Lawrence likes to talk. And along the way he has built quite a vocabulary. In the course of a half-hour interview, he uses words that you often read but rarely hear spoken (“aplomb,” “behoove” and “ameliorate,” to name a few).

Editorial coverage
The shows cover topics that affect our lives technologically as well as culturally. “We're about pop culture and high technology in that order,” Lawrence says.

He wants to know how people in the real world handle technology issues with aplomb. Topics might cover everything from spam to flaming to online sex.

“Everything is interesting to a tech person,” says Lawrence. “Even spam -- most people want to take a spammer out back and flog them, but tech people think it’s interesting.”

The shows' purpose is entertainment first, information second. There’s only one type of radio show and that’s a morning show, he claims, whether it runs at night or not. It’s “the same show, jingles and shtick and goofiness. That’s the way my show runs."

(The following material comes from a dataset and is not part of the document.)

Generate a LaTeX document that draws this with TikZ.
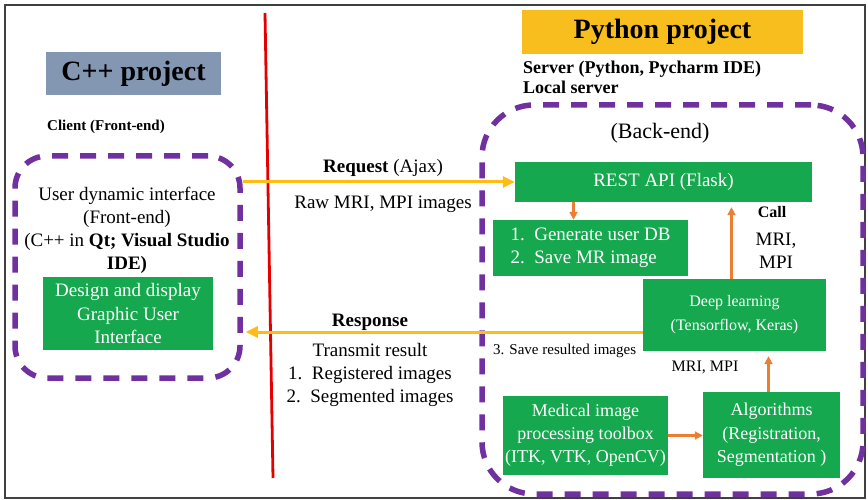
\documentclass[tikz,border=0pt]{standalone}
\usepackage{fontspec}
\setmainfont{Liberation Serif}
\usepackage{xcolor}
\usetikzlibrary{arrows.meta,positioning,calc}

\definecolor{boxgreen}{RGB}{22,168,78}
\definecolor{dashpurple}{RGB}{112,48,160}
\definecolor{pygold}{RGB}{247,190,30}
\definecolor{cppblue}{RGB}{132,151,178}
\definecolor{reqyellow}{RGB}{255,188,20}
\definecolor{calorange}{RGB}{237,125,49}

\newcommand{\fs}[2]{\fontsize{#1}{#2}\selectfont}

\begin{document}
\begin{tikzpicture}[
    x=1pt, y=-1pt,
    greenbox/.style={
        rectangle,
        fill=boxgreen,
        text=white,
        align=center,
        inner sep=2pt,
        font=\fs{19}{23.5}
    },
    dashbox/.style={
        rectangle,
        draw=dashpurple,
        line width=5.5pt,
        dash pattern=on 16pt off 12pt,
        inner sep=0pt
    },
    titlebox/.style={
        rectangle,
        inner sep=0pt,
        font=\fs{28}{32}\bfseries
    },
    reqarrow/.style={draw=reqyellow, line width=3pt, -{Triangle[length=12pt,width=11pt]}},
    calarrow/.style={draw=calorange, line width=2.4pt, -{Triangle[length=8pt,width=8pt]}},
    note/.style={inner sep=0pt, font=\fs{19}{23}}
]

\useasboundingbox (0,0) rectangle (868,500);
\draw[line width=2.5pt, black!75] (5,5) rectangle (865,498);

% =========================================
% Left side: C++ project (client)
% =========================================
\node[titlebox, fill=cppblue, minimum width=175, minimum height=43] (cpp) at (133.5,73.5) {C++ project};
\node[note, font=\fs{15}{18}\bfseries, anchor=west] (client) at (47,127) {Client (Front-end)};

\node[dashbox, rounded corners=32pt, minimum width=225, minimum height=222] (front) at (127.5,267) {};
\node[note, align=center] (ui) at (127,230.5) {
    User dynamic interface\\
    (Front-end)\\
    (C++ in \textbf{Qt; Visual Studio}\\
    \textbf{IDE)}
};
\node[greenbox, minimum width=170, minimum height=73] (gui) at (128,313.5) {
    Design and display\\
    Graphic User\\
    Interface
};

% separator
\draw[red!90!black, line width=2.8pt] (265,13) -- (273,478);

% =========================================
% Right side: Python project (server)
% =========================================
\node[titlebox, fill=pygold, minimum width=281, minimum height=44] (py) at (662.5,32) {Python project};
\node[note, font=\fs{18}{20}\bfseries, anchor=north west, align=left] (server) at (523,61) {
    Server (Python, Pycharm IDE)\\
    Local server
};

\node[dashbox, rounded corners=52pt, minimum width=381, minimum height=389] (back) at (672.5,299.5) {};
\node[note, font=\fs{22}{26}] (backlbl) at (660,133) {(Back-end)};

\node[greenbox, minimum width=297, minimum height=40] (rest) at (663.5,182) {REST API (Flask)};
\node[greenbox, minimum width=195, minimum height=56, align=left] (gen) at (590.5,248) {
    1.\ \ Generate user DB\\
    2.\ \ Save MR image
};
\node[greenbox, minimum width=183, minimum height=72, font=\fs{16}{24}] (deep) at (734.5,315) {
    Deep learning\\
    (Tensorflow, Keras)
};
\node[greenbox, minimum width=165, minimum height=79, font=\fs{18}{23}] (toolbox) at (585.5,435.5) {
    Medical image\\
    processing toolbox\\
    (ITK, VTK, OpenCV)
};
\node[greenbox, minimum width=137, minimum height=86, font=\fs{18}{23.5}] (algo) at (771.5,435) {
    Algorithms\\
    (Registration,\\
    Segmentation )
};

% =========================================
% Arrows
% =========================================
% request: client -> REST API
\draw[reqarrow] (front.east |- rest.west) -- (rest.west);
\node[note] (reqlbl) at (383,168) {\textbf{Request} (Ajax)};
\node[note] (rawlbl) at (383,204) {Raw MRI, MPI images};

% response: deep learning -> client
\coordinate (resp) at ([yshift=-17pt]deep.west);
\draw[reqarrow] (resp) -- ([xshift=3pt]front.east |- resp);
\node[note, font=\fs{19}{23}\bfseries] (resplbl) at (370,322) {Response};
\node[note, align=center] (result) at (370,375) {
    Transmit result\\
    1.\ \ Registered images\\
    2.\ \ Segmented images
};
\node[note, font=\fs{15}{18}, anchor=west] (save) at (493,351) {3. Save resulted images};

% inside the back-end
\draw[calarrow] ([xshift=-17pt]gen.north |- rest.south) -- ([xshift=-17pt]gen.north);
\draw[calarrow, shorten >=5pt] ([xshift=-3pt]deep.north) -- ([xshift=-3pt]deep.north |- rest.south);
\node[note, font=\fs{16}{19}\bfseries] (call) at (772,212) {Call};
\node[note, align=center] (mri) at (776,251) {MRI,\\MPI};

\draw[calarrow, shorten >=5pt] ([xshift=-3pt]algo.north) -- ([xshift=-3pt]algo.north |- deep.south);
\node[note, font=\fs{16}{19}] (mri2) at (705,367) {MRI, MPI};

\draw[calarrow] (toolbox.east) -- (algo.west |- toolbox.east);

\end{tikzpicture}
\end{document}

The shows air for 3 hours nightly, from 7 to 10 Pacific time, during which time he’ll interview people who are in the news or who do something that brings them to his radar screen from a cultural, social or technical viewpoint.

How to pitch
Email Lili von Schtupp, his producer, at lili(at)onlinetonight(dot)com. If she’s interested, she’ll ask for more information. Don’t call, fax or send snail mail.

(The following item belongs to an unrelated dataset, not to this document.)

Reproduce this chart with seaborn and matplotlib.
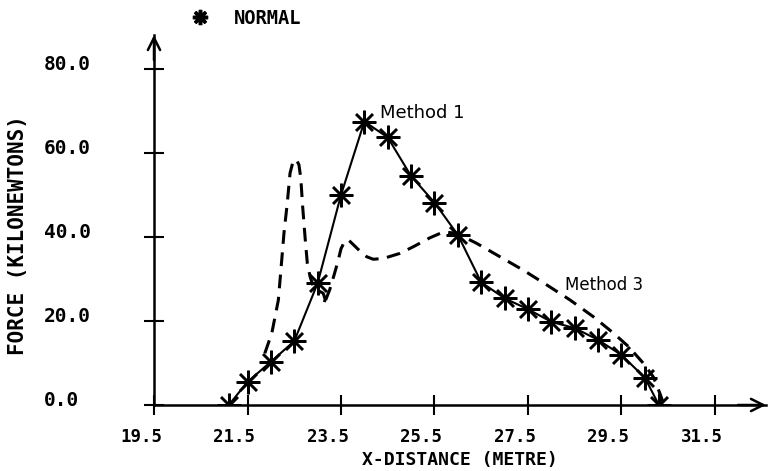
import matplotlib
matplotlib.use("Agg")
import matplotlib.pyplot as plt
from matplotlib.lines import Line2D
from matplotlib.transforms import ScaledTranslation
import seaborn as sns
import pandas as pd

# Method 1 (solid line with star markers)
m1_x = [21.1, 21.5, 22.0, 22.5, 23.0, 23.5, 24.0, 24.5, 25.0, 25.5, 26.0,
        26.5, 27.0, 27.5, 28.0, 28.5, 29.0, 29.5, 30.0, 30.3]
m1_y = [0.0, 5.5, 10.3, 15.2, 29.0, 50.0, 67.5, 63.7, 54.5, 48.2, 40.5,
        29.2, 25.4, 22.8, 19.8, 18.3, 15.5, 11.9, 6.5, 0.0]

# Method 3 (dashed line)
m3_x = [21.87, 22.02, 22.16, 22.22, 22.28, 22.35, 22.41, 22.47, 22.54, 22.60,
        22.64, 22.68, 22.73, 22.78, 22.84, 22.90, 23.02, 23.12, 23.16, 23.13,
        23.26, 23.34, 23.43, 23.50, 23.58, 23.66, 23.78, 23.91, 24.05, 24.19,
        24.41, 24.76, 25.05, 25.40, 25.69, 25.97, 26.40, 26.90, 27.40, 27.90,
        28.40, 28.90, 29.33, 29.65, 29.97, 30.18, 30.32, 30.40]
m3_y = [12.3, 17.1, 25.0, 32.9, 40.9, 48.0, 55.2, 57.8, 58.5, 57.2,
        54.0, 47.2, 40.1, 33.7, 30.5, 28.5, 27.2, 26.6, 25.2, 23.8,
        27.5, 30.5, 34.0, 37.2, 39.0, 39.3, 38.0, 36.6, 35.3, 34.7,
        34.9, 36.1, 37.7, 39.8, 41.2, 40.9, 38.5, 35.3, 32.1, 28.6,
        25.0, 21.0, 17.1, 13.9, 9.9, 6.7, 2.8, 0.3]

x_ticks = [19.5, 21.5, 23.5, 25.5, 27.5, 29.5, 31.5]
x_tick_labels = ["19.5", "21.5", "23.5", "25.5", "27.5", "29.5", "31.5"]
y_ticks = [0, 20, 40, 60, 80]
y_tick_labels = ["0.0", "20.0", "40.0", "60.0", "80.0"]

df1 = pd.DataFrame({"x": m1_x, "y": m1_y})
df3 = pd.DataFrame({"x": m3_x, "y": m3_y})

sns.set_style("white")
plt.rcParams["font.family"] = ["DejaVu Sans Mono", "DejaVu Sans"]
plt.rcParams["text.color"] = "black"
plt.rcParams["axes.labelcolor"] = "black"

fig = plt.figure(figsize=(7.68, 4.71), dpi=100)
ax = fig.add_axes([154 / 768, 66 / 471, (766 - 154) / 768, (405 - 35) / 471])

star = (8, 2, 0)
sns.lineplot(data=df3, x="x", y="y", ax=ax, sort=False, estimator=None,
             color="black", lw=2.2, dashes=False, linestyle=(0, (4.5, 2.8)))
sns.lineplot(data=df1, x="x", y="y", ax=ax, sort=False, estimator=None,
             color="black", lw=1.5, marker=star, markersize=17,
             markeredgewidth=1.8, markeredgecolor="black")

ax.set_xlim(19.5, 19.5 + (766 - 154) / 46.75)
ax.set_ylim(0, 370 / 4.2)

for s in ["top", "right"]:
    ax.spines[s].set_visible(False)
for s in ["left", "bottom"]:
    ax.spines[s].set_linewidth(1.8)
    ax.spines[s].set_color("black")

# arrowheads on axes
xmax = ax.get_xlim()[1]
ymax = ax.get_ylim()[1]
ax.annotate("", xy=(xmax, 0), xytext=(xmax - 0.6, 0),
            arrowprops=dict(arrowstyle="->", lw=1.8, color="black",
                            mutation_scale=22, shrinkA=0, shrinkB=0),
            annotation_clip=False)
ax.annotate("", xy=(19.5, ymax), xytext=(19.5, ymax - 6),
            arrowprops=dict(arrowstyle="->", lw=1.8, color="black",
                            mutation_scale=22, shrinkA=0, shrinkB=0),
            annotation_clip=False)

ax.set_xticks(x_ticks)
ax.set_xticklabels(x_tick_labels, fontsize=12.5, fontweight="bold")
ax.set_yticks(y_ticks)
ax.set_yticklabels(y_tick_labels, fontsize=14, fontweight="bold")
ax.tick_params(axis="both", direction="inout", length=15, width=1.5,
               color="black", labelcolor="black", bottom=True, left=True)
ax.tick_params(axis="x", pad=9)
ax.tick_params(axis="y", pad=72)
for lab in ax.get_yticklabels():
    lab.set_horizontalalignment("left")
    lab.set_transform(lab.get_transform() + ScaledTranslation(0, 0.06, fig.dpi_scale_trans))
for lab in ax.get_xticklabels():
    lab.set_transform(lab.get_transform() + ScaledTranslation(-0.13, 0, fig.dpi_scale_trans))

ax.set_xlabel("X-DISTANCE (METRE)", fontsize=13, fontweight="bold", labelpad=4,
              color="black")
ax.set_ylabel("FORCE (KILONEWTONS)", fontsize=15, fontweight="bold", color="black")
ax.yaxis.set_label_coords(-(154 - 28) / 612, 0.46)

ax.text(24.33, 69.5, "Method 1", fontsize=13, family="DejaVu Sans",
        ha="left", va="center", color="black")
ax.text(28.29, 28.6, "Method 3", fontsize=12, family="DejaVu Sans",
        ha="left", va="center", color="black")

handle = Line2D([], [], linestyle="none", marker=star, markersize=11,
                markeredgewidth=2.5, color="black")
leg = fig.legend(handles=[handle], labels=["NORMAL"], loc="center left",
                 bbox_to_anchor=(172 / 768, 1 - 18 / 471), frameon=False,
                 prop=dict(family="DejaVu Sans Mono", weight="bold", size=13.5),
                 handletextpad=1.2, handlelength=1.2, labelcolor="black")

ax.grid(False)
fig.savefig("out.png", dpi=100)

In your email, tell her why your pitch is important to Lawrence’s audience: Why would he take an hour’s radio time and devote it to your company and what you do? For example: “If you start off by saying that the most frustrating thing about my audience is that their hard drives crash once a day, I’ll say, that’s interesting, how do you know that?” he says. “If you’re relevant to my audience and you know who my audience is, that’s half the battle.”

Spin your client on entertainment, information and morality. “If your guy is an expert on the Palestinian problem, there are hundreds of other stations to pitch before mine,” he says.

A word of advice: If Lili is interested, remember that she has said no to thousands of people before you. When she calls and says she’d like to book you (or your client), don’t make the mistake of saying, “Who are you again?”

“That’s like Willy Wonka handing you the chocolate bar,” says Lawrence. “Don’t hand it back to him.” Have a picture of yourself available to send, too, as they like to put an icon with your picture on it online. (“Just a little peccadillo of ours,” he says.)

The best thing to do, says Lawrence, is to get on his bad side on a subject. That’ll get you on his show, so he can hash it out with you.

Pet peeves
Here are some that really bug him:

1. Don’t pitch him if you don’t know squat about the show. “It behooves you to listen to last night’s show -- you can tell what the show is about in five minutes.” You can hear any show online at http://www.online-tonight.com.

Know the format, the length of the interview (about an hour) and the host’s style (goofy, off-the-cuff, more like David Letterman than The New York Times).

2. Don’t waste his time. People sometimes pitch him hard and then, when he’s interested in an interview, decide they don’t want to do it for one reason or another.

Find out before you pitch him if your client is willing to do a late-night phone call (all interviews are live), for instance. Or, if your client is in or will be in the Los Angeles area, in-studio interviews are preferred.

3. Don’t send an email that says, “Your READERS want to know.” It just shows that you’re sending the same pitch that you sent to newspapers or magazines. “Know your medium,” he says. “Understand that each medium has different requirements.”

4. Don’t pitch a “story” idea. “We don’t do stories, we do interviews,” Lawrence says.

5. Don’t send a press kit. If you send one cold, it goes right in the trash. One company has been sending him stuff for years, and he’s never opened one of them.

Where you can meet him
PR folks sometimes treat radio as a sort of ignored stepchild. Everyone knows whom to pitch on TV and in print media, but not with the radio world, Lawrence says.

So, while he says he's willing to go out to lunch or coffee with folks, “I don’t think there’s any PR person in the world that would do it,” he says.

And if you do get on the show
Here are some guidelines so as not to come across as a dummy:

1. Respond to questions in three or four sentences.

2. If the question isn’t great, don’t say it is. on the other hand, if it is a great question, the host loves to know he’s on the right track.

3. If it’s a controversial question, don’t try answering a different question -- he’ll just ask it again and keep boring in.

4. Don’t read answers from a paper.

5. Relax -- it’s a call with a goofy talk show host. “Just be the self you’d be on your first date, when you’re trying to put your best foot forward,” says Lawrence.